| Aim of the task |
Reproduce, character for character, the lines below from the first through the one with "draw=rougebord, fill=rouge, text=rougetexte]". Leave pictures out.
>> START
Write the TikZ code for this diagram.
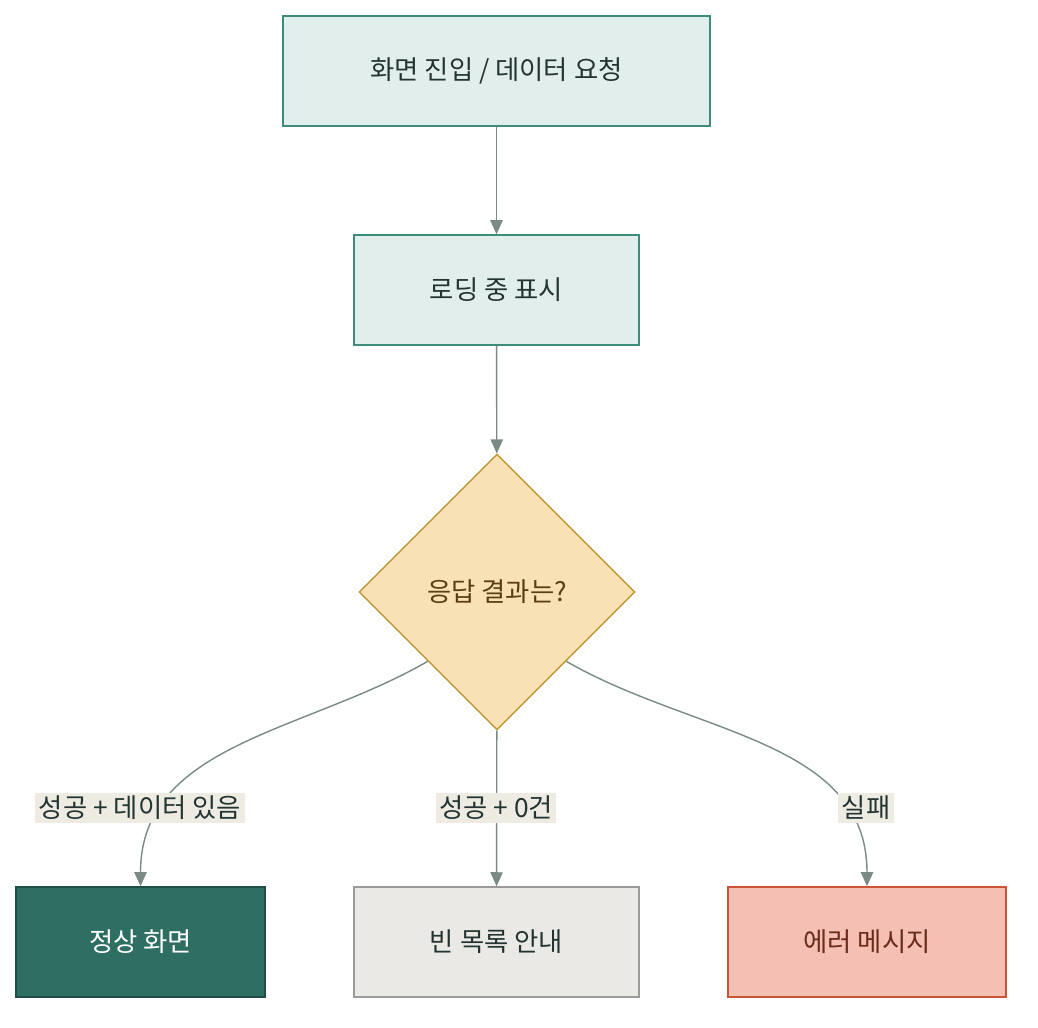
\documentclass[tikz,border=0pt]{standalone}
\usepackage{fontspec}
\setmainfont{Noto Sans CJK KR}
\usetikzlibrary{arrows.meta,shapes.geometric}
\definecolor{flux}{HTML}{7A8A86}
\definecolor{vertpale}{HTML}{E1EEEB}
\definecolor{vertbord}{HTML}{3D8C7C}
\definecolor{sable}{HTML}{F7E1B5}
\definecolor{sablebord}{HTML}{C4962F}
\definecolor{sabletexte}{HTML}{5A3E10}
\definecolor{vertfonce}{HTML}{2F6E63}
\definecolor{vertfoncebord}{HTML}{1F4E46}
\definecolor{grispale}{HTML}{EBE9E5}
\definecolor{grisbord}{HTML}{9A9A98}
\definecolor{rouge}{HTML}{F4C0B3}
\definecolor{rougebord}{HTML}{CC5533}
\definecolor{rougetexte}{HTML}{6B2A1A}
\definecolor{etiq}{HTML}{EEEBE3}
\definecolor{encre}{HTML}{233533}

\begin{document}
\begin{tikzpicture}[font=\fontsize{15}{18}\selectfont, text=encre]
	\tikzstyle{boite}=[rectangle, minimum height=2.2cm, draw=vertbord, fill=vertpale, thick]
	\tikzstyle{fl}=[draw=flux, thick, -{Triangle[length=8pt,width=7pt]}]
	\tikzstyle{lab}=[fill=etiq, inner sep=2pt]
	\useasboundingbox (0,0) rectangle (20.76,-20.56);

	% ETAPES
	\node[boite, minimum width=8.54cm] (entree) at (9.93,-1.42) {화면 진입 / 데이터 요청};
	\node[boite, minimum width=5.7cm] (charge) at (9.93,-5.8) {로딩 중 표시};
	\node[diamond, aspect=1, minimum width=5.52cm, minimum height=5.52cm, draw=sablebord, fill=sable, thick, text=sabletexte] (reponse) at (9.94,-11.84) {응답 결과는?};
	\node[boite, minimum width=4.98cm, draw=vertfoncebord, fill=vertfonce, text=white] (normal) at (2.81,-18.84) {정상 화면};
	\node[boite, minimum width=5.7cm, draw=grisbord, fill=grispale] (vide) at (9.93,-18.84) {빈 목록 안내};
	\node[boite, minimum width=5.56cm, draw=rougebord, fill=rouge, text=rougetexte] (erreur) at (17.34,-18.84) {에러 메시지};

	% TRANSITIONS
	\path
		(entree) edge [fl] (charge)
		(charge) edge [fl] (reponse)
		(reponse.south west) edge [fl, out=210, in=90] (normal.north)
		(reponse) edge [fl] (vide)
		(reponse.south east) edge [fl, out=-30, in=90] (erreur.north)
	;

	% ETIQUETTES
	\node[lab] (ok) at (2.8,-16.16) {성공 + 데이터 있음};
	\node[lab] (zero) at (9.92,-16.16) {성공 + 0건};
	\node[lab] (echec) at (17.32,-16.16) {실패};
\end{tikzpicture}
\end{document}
>> END
| Task solution |
Write the TikZ code for this diagram.
\documentclass[tikz,border=0pt]{standalone}
\usepackage{fontspec}
\setmainfont{Noto Sans CJK KR}
\usetikzlibrary{arrows.meta,shapes.geometric}
\definecolor{flux}{HTML}{7A8A86}
\definecolor{vertpale}{HTML}{E1EEEB}
\definecolor{vertbord}{HTML}{3D8C7C}
\definecolor{sable}{HTML}{F7E1B5}
\definecolor{sablebord}{HTML}{C4962F}
\definecolor{sabletexte}{HTML}{5A3E10}
\definecolor{vertfonce}{HTML}{2F6E63}
\definecolor{vertfoncebord}{HTML}{1F4E46}
\definecolor{grispale}{HTML}{EBE9E5}
\definecolor{grisbord}{HTML}{9A9A98}
\definecolor{rouge}{HTML}{F4C0B3}
\definecolor{rougebord}{HTML}{CC5533}
\definecolor{rougetexte}{HTML}{6B2A1A}
\definecolor{etiq}{HTML}{EEEBE3}
\definecolor{encre}{HTML}{233533}

\begin{document}
\begin{tikzpicture}[font=\fontsize{15}{18}\selectfont, text=encre]
	\tikzstyle{boite}=[rectangle, minimum height=2.2cm, draw=vertbord, fill=vertpale, thick]
	\tikzstyle{fl}=[draw=flux, thick, -{Triangle[length=8pt,width=7pt]}]
	\tikzstyle{lab}=[fill=etiq, inner sep=2pt]
	\useasboundingbox (0,0) rectangle (20.76,-20.56);

	% ETAPES
	\node[boite, minimum width=8.54cm] (entree) at (9.93,-1.42) {화면 진입 / 데이터 요청};
	\node[boite, minimum width=5.7cm] (charge) at (9.93,-5.8) {로딩 중 표시};
	\node[diamond, aspect=1, minimum width=5.52cm, minimum height=5.52cm, draw=sablebord, fill=sable, thick, text=sabletexte] (reponse) at (9.94,-11.84) {응답 결과는?};
	\node[boite, minimum width=4.98cm, draw=vertfoncebord, fill=vertfonce, text=white] (normal) at (2.81,-18.84) {정상 화면};
	\node[boite, minimum width=5.7cm, draw=grisbord, fill=grispale] (vide) at (9.93,-18.84) {빈 목록 안내};
	\node[boite, minimum width=5.56cm, draw=rougebord, fill=rouge, text=rougetexte] (erreur) at (17.34,-18.84) {에러 메시지};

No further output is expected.